◆ **REQUIREMENT**:
For this exercise, write out exactly, and only, the lines running from the line that contains "Rebuild this chart" through the line that contains "72], [28500, 83]];".
◇ ◇ ◇ ◇ ◇ ◇ ◇
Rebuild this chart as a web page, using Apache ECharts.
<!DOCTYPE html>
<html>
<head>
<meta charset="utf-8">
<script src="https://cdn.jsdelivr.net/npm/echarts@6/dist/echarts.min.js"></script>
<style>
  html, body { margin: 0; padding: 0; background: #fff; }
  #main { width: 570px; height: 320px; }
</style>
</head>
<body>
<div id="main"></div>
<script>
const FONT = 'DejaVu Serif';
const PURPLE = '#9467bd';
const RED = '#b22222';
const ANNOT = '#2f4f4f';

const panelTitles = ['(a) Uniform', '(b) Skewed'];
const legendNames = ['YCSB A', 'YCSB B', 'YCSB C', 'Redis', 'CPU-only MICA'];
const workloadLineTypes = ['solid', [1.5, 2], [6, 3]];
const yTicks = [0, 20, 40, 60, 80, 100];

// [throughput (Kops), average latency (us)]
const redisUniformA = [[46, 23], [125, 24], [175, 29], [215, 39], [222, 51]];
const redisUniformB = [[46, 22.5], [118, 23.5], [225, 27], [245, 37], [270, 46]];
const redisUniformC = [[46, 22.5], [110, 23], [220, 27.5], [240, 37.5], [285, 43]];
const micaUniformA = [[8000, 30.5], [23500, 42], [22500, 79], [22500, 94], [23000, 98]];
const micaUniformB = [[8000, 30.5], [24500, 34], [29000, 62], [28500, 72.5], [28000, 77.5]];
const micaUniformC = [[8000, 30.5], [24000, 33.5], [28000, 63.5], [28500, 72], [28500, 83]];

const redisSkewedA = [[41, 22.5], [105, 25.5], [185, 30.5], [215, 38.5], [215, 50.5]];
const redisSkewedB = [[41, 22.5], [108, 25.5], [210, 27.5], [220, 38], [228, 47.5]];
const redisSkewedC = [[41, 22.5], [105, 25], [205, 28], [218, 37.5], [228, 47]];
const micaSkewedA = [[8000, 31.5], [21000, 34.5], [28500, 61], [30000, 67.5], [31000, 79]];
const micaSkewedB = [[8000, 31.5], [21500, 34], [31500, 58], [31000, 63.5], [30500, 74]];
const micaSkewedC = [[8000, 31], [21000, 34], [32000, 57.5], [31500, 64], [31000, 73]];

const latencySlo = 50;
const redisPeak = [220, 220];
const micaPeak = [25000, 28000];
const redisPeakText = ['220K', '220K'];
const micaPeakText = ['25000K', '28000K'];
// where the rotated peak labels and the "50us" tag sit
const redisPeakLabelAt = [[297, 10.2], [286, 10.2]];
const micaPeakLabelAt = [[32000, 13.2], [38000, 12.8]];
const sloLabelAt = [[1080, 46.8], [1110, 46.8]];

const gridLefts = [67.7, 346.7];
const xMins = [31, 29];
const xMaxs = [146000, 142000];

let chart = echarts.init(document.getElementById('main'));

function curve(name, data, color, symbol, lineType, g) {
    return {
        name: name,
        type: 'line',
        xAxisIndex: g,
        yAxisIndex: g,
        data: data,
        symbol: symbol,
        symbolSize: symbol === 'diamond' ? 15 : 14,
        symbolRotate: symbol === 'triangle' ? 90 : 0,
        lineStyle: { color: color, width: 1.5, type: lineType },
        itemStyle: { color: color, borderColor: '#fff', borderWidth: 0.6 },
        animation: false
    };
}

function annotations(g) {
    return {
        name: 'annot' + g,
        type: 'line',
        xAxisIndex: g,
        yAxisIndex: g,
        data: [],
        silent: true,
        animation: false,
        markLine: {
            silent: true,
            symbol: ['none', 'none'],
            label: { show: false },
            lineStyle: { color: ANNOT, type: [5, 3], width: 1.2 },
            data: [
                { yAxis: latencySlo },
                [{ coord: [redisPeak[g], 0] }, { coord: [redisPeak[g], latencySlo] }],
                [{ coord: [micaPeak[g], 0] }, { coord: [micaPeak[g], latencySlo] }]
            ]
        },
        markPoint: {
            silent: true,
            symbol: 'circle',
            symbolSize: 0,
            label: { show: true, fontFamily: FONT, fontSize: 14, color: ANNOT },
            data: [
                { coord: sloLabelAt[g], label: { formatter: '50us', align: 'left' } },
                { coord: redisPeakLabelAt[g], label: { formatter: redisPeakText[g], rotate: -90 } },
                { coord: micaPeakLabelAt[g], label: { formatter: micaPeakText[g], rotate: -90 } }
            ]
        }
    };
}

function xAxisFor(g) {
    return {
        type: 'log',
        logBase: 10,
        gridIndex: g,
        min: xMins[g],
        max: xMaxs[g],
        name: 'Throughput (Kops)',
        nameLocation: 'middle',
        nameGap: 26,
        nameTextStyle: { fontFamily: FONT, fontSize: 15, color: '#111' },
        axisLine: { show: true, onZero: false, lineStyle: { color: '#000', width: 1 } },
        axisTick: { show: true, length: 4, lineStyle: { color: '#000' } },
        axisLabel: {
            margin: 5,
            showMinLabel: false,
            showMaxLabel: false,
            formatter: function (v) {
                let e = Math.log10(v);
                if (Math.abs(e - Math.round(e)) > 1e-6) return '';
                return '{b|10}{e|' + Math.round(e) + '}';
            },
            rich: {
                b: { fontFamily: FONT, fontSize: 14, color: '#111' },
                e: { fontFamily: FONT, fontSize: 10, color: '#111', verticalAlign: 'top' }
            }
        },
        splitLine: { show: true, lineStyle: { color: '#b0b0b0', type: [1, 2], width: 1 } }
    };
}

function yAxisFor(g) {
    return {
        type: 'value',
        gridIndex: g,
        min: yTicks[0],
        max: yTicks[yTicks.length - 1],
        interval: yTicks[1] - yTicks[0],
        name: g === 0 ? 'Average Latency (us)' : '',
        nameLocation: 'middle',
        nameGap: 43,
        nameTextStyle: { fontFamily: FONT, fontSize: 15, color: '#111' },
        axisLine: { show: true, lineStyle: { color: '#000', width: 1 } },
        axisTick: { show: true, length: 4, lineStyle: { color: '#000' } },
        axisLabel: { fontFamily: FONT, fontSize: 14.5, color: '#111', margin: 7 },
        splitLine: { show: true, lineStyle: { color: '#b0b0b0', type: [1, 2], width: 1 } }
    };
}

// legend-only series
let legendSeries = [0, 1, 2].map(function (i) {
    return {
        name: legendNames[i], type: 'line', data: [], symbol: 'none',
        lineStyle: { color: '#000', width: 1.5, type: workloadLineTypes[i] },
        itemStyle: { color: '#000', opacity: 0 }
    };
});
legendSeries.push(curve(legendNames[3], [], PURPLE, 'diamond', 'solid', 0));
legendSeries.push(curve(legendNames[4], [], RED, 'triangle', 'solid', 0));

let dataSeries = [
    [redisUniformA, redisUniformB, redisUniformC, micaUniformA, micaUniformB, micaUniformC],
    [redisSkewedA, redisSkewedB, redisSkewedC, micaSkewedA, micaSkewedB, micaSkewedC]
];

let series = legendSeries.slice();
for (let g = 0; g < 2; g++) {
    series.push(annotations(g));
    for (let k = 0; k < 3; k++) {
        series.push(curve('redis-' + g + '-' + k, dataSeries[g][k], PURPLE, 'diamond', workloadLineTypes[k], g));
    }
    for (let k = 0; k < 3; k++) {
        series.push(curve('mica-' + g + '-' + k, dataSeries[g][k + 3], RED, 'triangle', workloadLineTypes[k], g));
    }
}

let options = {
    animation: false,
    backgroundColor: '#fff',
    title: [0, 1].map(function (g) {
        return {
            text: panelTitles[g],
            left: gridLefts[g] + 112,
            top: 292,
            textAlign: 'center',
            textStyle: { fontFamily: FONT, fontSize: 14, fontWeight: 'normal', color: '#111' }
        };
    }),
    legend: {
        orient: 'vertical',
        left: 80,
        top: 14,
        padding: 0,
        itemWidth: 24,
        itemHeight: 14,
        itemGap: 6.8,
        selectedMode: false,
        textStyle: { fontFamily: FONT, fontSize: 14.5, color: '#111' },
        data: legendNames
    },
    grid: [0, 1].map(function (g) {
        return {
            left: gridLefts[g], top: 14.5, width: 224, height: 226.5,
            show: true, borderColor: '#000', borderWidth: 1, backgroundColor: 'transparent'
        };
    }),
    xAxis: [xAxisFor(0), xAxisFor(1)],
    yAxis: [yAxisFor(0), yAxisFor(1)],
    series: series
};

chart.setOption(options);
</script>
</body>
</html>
◇ ◇ ◇ ◇ ◇ ◇ ◇
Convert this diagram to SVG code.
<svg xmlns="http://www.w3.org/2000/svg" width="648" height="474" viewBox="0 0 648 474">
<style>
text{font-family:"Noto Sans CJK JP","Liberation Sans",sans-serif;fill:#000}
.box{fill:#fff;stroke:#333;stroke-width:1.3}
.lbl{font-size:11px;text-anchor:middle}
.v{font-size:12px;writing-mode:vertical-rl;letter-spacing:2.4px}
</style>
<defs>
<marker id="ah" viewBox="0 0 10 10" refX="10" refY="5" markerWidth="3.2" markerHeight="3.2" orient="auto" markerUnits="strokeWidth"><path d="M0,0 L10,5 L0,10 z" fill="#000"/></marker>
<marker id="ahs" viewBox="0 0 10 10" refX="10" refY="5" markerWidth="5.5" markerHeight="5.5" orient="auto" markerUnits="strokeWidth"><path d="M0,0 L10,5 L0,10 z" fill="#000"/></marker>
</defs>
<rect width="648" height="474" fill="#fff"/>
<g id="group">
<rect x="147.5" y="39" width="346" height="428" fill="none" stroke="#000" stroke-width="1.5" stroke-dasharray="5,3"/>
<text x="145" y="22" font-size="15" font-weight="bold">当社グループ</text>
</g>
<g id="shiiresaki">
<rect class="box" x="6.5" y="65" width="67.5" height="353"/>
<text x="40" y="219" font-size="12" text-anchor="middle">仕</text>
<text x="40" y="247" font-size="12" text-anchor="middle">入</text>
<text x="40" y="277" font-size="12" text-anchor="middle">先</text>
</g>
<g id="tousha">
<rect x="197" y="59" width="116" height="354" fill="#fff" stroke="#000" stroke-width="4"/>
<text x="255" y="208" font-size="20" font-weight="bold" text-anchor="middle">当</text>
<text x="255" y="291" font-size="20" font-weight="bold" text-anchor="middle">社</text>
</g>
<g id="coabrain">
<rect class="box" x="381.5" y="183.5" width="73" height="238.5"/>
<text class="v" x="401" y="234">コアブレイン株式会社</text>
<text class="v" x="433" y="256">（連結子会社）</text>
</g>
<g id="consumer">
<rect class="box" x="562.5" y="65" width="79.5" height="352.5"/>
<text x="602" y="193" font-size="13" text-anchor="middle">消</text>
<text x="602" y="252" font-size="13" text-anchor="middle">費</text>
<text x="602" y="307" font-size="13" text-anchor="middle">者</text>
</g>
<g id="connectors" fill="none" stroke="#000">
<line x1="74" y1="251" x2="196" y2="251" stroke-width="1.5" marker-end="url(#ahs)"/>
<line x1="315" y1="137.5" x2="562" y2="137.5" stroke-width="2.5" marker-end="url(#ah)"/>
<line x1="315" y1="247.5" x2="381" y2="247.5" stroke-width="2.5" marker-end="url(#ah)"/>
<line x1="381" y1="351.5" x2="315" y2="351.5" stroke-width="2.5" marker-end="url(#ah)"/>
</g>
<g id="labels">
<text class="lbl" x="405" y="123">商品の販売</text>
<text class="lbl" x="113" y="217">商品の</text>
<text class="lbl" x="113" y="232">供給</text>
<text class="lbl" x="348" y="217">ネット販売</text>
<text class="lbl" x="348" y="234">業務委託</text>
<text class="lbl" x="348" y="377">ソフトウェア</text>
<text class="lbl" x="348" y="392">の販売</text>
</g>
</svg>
◇ ◇ ◇ ◇ ◇ ◇ ◇
◆ **SOLUTION TO THE PROBLEM**:
Rebuild this chart as a web page, using Apache ECharts.
<!DOCTYPE html>
<html>
<head>
<meta charset="utf-8">
<script src="https://cdn.jsdelivr.net/npm/echarts@6/dist/echarts.min.js"></script>
<style>
  html, body { margin: 0; padding: 0; background: #fff; }
  #main { width: 570px; height: 320px; }
</style>
</head>
<body>
<div id="main"></div>
<script>
const FONT = 'DejaVu Serif';
const PURPLE = '#9467bd';
const RED = '#b22222';
const ANNOT = '#2f4f4f';

const panelTitles = ['(a) Uniform', '(b) Skewed'];
const legendNames = ['YCSB A', 'YCSB B', 'YCSB C', 'Redis', 'CPU-only MICA'];
const workloadLineTypes = ['solid', [1.5, 2], [6, 3]];
const yTicks = [0, 20, 40, 60, 80, 100];

// [throughput (Kops), average latency (us)]
const redisUniformA = [[46, 23], [125, 24], [175, 29], [215, 39], [222, 51]];
const redisUniformB = [[46, 22.5], [118, 23.5], [225, 27], [245, 37], [270, 46]];
const redisUniformC = [[46, 22.5], [110, 23], [220, 27.5], [240, 37.5], [285, 43]];
const micaUniformA = [[8000, 30.5], [23500, 42], [22500, 79], [22500, 94], [23000, 98]];
const micaUniformB = [[8000, 30.5], [24500, 34], [29000, 62], [28500, 72.5], [28000, 77.5]];
const micaUniformC = [[8000, 30.5], [24000, 33.5], [28000, 63.5], [28500, 72], [28500, 83]];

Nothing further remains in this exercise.